Seven months in as a 40 year old and life doesn't quite look like I am imagined it.  People tell you that wisdom comes with age, I agree! But what they don't tell you is how much of an impact the lives of those around you have on your life.  The chapter for many friendships have closed, dear friends have passed away and those connected to me in the faith have experienced life-changing events.  I have found myself weeping and bombarding heaven on behalf of others, more than ever. Revelation on what discipleship truly is has definitely be revealed. I am humbled that God has chosen me to be this vessel of prayer for the individuals that are dear to me. It is definitely me riding on the
coattails of God that is strengthening me for the assignment.

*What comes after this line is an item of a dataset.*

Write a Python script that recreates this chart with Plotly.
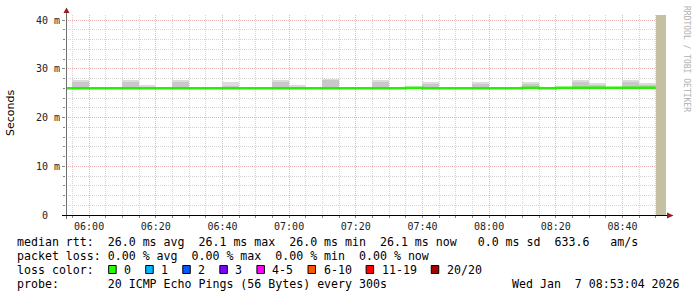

So much is happening in my life right now.  To try to sum it all up in one word is challenging. Changes that had to be made in earlier months are producing the fruit that was prayed for in the past. Tough decisions are leaving me more vulnerable and naked before the Lord more than ever.  I even find myself wanting to know the "purpose" in every situation.  I'm hungry for the plan that God has for my life.  I would be lying if I told you I weren't nervous for the new birth that is getting ready to happen.  When you are half way through life, you start to look at things differently. You accept that procrastination is not an option and you run the risk of missing God when you choose not to obey.  I don't know what's to come, BUT, I do know I am going ALL THE WAY with God!!!

I'm new to this 40 group and still very much green in this stage of my life. But, what I do know is, like our emotions and feelings, life changes daily.  Your good days, aren't always those that have accomplishments attached to them. And your bad days are because you received bad news, but more so, your reaction or response to it. The days you find yourself lonely, is not because you are without options, but somehow, you drifted away from the only person who fills you up...the Holy Spirit!  I am constantly reminded that, without God I am nothing and can do nothing, John 14:12.

So 40 is happening and I have no idea what the next five months is going to look like to cap off this year.  It is nerve-wrecking and exciting all at the same time.  I do have enough spiritual experiences to encourage you that, where ever you may be in your 40's, 50's, or 60's, keeping dreaming, keeping hoping, keep believing, and most of all...keep living! One thing that I am sure about from the 40 years that I have been on this earth,  is that I am going to keep living and take life as it comes.  Remember, God's promises gives us victory!

Food for thought...
The number 40 is mentioned 146 times in Bible. It symbolizes a period of testing, trial or probation. Whether, your season has been  40 hours, 40 days, 40 weeks, or 40 years, God is faithful to complete the work is has begun.